Allyship: a buzzword that has become a part of popular culture masquerading as social justice. The concept of allyship and how it operates systematically to combat oppression, injustice, and inequity while promoting the rights of oppressed minorities through the power of privilege is a potent tool that is often misused.
As ITP programs continue to expand exponentially in the United States, there is a disconnect between deaf and hearing interpreting communities, especially with the demise of former “gatekeeper” models in which interpreters were apprenticed and vetted within the Deaf community.

The divide between Deaf and hearing interpreting communities has deepened not only with the surge of ITP programming, but the rise or VRS and VRI use, which causes American Sign Language to be monetized as a tool for employment. Such (perhaps unintended) consequences have pitted communities against each other, where allyship is necessary in order to restore balance utilizing an organic and Deaf-centric approach.

This workshop focuses on allyship as it works in tandem with the Deaf community, particularly as it seeks to combat oppression on four major fronts: linguicism, audism, othering, and cultural disfluency, as it relates to ITP programming.

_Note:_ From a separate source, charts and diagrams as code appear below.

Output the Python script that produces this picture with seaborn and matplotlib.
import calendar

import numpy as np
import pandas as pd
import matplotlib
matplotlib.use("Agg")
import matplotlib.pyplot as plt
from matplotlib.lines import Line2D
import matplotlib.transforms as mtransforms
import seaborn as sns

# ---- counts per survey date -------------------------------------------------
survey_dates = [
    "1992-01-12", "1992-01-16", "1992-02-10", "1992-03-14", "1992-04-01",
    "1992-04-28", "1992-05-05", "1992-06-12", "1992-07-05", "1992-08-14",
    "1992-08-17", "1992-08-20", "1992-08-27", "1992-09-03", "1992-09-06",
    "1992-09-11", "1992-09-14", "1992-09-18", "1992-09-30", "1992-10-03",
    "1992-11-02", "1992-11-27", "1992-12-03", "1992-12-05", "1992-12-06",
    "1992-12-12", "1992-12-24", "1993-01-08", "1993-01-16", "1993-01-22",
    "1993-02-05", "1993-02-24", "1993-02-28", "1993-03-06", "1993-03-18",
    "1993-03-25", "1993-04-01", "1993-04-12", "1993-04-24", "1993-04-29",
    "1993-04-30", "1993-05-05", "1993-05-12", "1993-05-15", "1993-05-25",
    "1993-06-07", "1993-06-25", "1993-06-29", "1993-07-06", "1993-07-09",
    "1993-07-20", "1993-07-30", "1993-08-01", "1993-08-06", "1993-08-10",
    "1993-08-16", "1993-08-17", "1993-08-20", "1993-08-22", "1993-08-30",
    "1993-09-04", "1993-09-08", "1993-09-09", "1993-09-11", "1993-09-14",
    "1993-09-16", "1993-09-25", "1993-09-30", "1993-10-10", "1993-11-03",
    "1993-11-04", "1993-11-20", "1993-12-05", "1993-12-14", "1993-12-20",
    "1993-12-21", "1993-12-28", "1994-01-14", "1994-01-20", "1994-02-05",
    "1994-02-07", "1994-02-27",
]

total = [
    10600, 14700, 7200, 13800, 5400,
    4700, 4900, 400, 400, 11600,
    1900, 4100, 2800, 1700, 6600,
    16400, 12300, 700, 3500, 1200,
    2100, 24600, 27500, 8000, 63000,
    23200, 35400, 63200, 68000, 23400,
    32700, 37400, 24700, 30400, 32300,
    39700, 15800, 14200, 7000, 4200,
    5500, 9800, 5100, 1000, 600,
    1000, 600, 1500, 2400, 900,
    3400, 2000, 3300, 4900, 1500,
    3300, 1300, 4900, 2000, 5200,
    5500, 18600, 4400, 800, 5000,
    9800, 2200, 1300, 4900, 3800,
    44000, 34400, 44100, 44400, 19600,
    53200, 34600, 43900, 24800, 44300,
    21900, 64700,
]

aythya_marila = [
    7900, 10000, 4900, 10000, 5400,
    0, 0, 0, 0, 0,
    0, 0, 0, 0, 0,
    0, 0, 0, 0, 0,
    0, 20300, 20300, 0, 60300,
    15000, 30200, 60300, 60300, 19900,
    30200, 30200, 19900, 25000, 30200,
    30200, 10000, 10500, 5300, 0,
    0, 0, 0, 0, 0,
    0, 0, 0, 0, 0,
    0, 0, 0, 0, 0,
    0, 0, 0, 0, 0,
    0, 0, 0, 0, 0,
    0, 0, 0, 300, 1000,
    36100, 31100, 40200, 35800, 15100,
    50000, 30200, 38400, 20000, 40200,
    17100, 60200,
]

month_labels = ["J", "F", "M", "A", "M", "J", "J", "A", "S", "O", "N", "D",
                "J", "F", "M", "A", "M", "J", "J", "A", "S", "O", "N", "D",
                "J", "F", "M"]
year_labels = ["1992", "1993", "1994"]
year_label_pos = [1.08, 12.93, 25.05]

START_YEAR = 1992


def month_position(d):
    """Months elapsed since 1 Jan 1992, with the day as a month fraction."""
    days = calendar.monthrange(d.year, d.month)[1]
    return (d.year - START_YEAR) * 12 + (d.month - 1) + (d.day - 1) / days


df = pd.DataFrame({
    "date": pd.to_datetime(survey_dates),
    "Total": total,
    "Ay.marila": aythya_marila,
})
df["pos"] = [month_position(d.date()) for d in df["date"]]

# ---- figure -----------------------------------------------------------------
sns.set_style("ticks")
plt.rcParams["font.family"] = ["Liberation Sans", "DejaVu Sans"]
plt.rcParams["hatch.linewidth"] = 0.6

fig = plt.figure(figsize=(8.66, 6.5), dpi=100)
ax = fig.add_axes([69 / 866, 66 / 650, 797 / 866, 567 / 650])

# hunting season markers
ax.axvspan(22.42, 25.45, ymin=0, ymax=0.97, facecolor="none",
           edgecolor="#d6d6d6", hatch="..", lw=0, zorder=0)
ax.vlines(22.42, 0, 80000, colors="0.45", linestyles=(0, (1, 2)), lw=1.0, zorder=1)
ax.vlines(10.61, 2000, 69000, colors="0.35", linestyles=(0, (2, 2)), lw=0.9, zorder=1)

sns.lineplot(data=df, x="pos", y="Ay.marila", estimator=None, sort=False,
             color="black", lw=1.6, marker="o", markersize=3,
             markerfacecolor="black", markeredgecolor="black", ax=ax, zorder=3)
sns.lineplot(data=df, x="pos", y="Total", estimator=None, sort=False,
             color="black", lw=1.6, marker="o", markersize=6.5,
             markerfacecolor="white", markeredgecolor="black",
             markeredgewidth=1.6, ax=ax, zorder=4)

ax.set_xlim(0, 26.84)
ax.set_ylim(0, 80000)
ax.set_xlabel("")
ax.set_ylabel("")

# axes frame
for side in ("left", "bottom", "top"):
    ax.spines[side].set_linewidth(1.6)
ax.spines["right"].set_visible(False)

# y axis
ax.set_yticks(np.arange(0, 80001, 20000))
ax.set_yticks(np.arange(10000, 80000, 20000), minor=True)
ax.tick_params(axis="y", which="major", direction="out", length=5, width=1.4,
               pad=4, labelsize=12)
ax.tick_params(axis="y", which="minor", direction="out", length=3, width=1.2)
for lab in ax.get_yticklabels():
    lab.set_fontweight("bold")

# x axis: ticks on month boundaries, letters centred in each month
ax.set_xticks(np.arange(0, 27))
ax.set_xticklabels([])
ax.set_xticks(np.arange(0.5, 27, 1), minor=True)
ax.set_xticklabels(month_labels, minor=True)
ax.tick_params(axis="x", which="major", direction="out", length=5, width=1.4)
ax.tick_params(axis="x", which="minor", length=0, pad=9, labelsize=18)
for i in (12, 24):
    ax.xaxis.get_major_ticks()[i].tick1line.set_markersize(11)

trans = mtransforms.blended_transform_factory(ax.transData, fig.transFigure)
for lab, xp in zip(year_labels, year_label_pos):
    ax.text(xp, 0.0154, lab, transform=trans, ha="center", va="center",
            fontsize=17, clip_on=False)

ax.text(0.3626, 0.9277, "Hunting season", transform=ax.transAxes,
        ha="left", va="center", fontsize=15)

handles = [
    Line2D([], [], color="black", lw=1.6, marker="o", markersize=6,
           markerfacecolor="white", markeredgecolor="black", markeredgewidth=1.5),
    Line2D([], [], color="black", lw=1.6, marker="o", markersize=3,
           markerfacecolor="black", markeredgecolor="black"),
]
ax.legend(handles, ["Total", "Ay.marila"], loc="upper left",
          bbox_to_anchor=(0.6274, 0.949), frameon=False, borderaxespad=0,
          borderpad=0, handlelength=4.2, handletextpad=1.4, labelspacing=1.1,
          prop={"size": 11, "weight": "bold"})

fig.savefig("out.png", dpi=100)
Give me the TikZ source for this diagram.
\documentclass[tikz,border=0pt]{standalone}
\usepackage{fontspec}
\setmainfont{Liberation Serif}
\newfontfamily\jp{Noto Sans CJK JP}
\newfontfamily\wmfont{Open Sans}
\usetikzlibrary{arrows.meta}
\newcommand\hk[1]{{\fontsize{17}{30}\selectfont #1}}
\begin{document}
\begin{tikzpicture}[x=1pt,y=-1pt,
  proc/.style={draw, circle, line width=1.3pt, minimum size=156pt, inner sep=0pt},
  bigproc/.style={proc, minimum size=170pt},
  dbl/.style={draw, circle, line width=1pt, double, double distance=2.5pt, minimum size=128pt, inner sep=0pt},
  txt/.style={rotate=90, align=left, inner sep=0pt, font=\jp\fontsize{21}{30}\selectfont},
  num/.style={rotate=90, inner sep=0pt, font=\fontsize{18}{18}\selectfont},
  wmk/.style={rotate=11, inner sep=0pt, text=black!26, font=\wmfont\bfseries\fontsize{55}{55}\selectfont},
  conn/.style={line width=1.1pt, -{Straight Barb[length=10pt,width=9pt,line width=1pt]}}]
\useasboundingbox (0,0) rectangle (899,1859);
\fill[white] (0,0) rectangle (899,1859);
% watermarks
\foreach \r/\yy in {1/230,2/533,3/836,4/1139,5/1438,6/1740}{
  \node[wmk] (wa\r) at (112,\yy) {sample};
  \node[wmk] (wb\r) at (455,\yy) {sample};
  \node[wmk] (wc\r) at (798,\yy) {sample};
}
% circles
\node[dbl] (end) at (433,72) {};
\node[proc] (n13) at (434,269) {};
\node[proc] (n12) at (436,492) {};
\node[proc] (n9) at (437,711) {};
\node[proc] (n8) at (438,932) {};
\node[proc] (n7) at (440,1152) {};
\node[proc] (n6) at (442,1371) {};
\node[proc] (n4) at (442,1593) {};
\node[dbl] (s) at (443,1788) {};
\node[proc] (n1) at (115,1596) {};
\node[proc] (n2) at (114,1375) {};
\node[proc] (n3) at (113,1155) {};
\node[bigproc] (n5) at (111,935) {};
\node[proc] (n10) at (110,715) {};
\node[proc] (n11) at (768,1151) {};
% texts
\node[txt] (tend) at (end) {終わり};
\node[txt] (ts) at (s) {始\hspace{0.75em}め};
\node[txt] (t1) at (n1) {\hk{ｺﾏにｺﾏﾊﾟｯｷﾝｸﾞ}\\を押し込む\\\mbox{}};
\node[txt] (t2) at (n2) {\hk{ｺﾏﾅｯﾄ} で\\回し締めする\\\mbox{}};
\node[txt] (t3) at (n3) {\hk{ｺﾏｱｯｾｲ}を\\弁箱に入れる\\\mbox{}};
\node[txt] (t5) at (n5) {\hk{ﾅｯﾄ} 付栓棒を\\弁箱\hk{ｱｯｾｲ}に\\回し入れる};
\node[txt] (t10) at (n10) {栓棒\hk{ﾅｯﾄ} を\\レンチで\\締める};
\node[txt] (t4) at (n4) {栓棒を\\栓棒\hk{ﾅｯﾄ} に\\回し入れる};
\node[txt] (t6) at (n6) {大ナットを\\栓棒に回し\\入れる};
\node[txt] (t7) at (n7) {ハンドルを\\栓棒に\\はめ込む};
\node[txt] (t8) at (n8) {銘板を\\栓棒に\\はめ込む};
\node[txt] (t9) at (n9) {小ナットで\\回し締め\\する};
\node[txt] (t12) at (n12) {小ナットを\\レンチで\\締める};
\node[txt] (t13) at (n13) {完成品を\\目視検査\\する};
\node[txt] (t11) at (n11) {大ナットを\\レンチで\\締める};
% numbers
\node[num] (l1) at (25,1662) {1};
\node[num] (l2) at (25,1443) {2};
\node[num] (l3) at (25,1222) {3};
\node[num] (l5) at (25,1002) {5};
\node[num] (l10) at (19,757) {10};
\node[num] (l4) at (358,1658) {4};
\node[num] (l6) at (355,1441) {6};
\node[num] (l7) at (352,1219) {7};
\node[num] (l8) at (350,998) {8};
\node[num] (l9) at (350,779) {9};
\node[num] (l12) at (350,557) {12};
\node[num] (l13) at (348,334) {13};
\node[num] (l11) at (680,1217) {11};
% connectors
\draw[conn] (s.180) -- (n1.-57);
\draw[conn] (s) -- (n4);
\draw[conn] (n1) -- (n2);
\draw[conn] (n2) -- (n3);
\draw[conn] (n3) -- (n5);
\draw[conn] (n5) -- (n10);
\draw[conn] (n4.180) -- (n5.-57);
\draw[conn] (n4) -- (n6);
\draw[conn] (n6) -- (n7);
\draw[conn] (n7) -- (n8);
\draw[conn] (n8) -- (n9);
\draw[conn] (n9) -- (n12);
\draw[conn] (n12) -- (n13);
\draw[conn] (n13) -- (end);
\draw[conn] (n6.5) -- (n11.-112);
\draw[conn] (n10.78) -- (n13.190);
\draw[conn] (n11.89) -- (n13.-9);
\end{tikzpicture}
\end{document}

Through a series of interactive modules, participants will learn the underpinnings of allyship and stewardship to the Deaf community as interpreters. The workshop is designed to incorporate a blend of lecture and audience participation, which includes open and constructive dialogue with the presenter as well as fellow participants.

Class Schedule & Details

Date & Time

August 17th 2019
9:00 AM – 6:00 PM


CyFair Lone Star College
9191 Barker Cypress Road
Cypress, Texas 77433

Building & Room

Building 8
Room: CENT 151-153


Presented in
American Sign Language



Continuing Education Credits

0.8 RID Power, Privilege, and Oppression (PPO) CEUs approved
0.8 BEI Ethics CEUs approved

You must attend the entire course to receive full credits.

Meet the Presenter

Dr. S. Jordan Wright

Born hearing, Dr. Wright became deaf at the age of 4 and was mainstreamed in an oral setting. It was not until his college years at CSUN that he became fluent in ASL. The journey of becoming d/Deaf is one of many research interests that color his passion for scholarly activity and interaction with students. With a history of social justice, Dr. Wright has focused on the areas of Queer Theory, Disability Critical Theory, and Deaf Critical Theory as a way of unearthing how differing frameworks tessellate and intersect to shape the range of human experiences we witness in Deaf Culture and Deaf Education.

As the associate editor of SAGE’s Deaf Studies Encyclopedia (2016), Dr. Wright enjoys working with scholars and researchers on an international level to expand the horizons of Deaf Studies in order to increase the viability of the field in academia.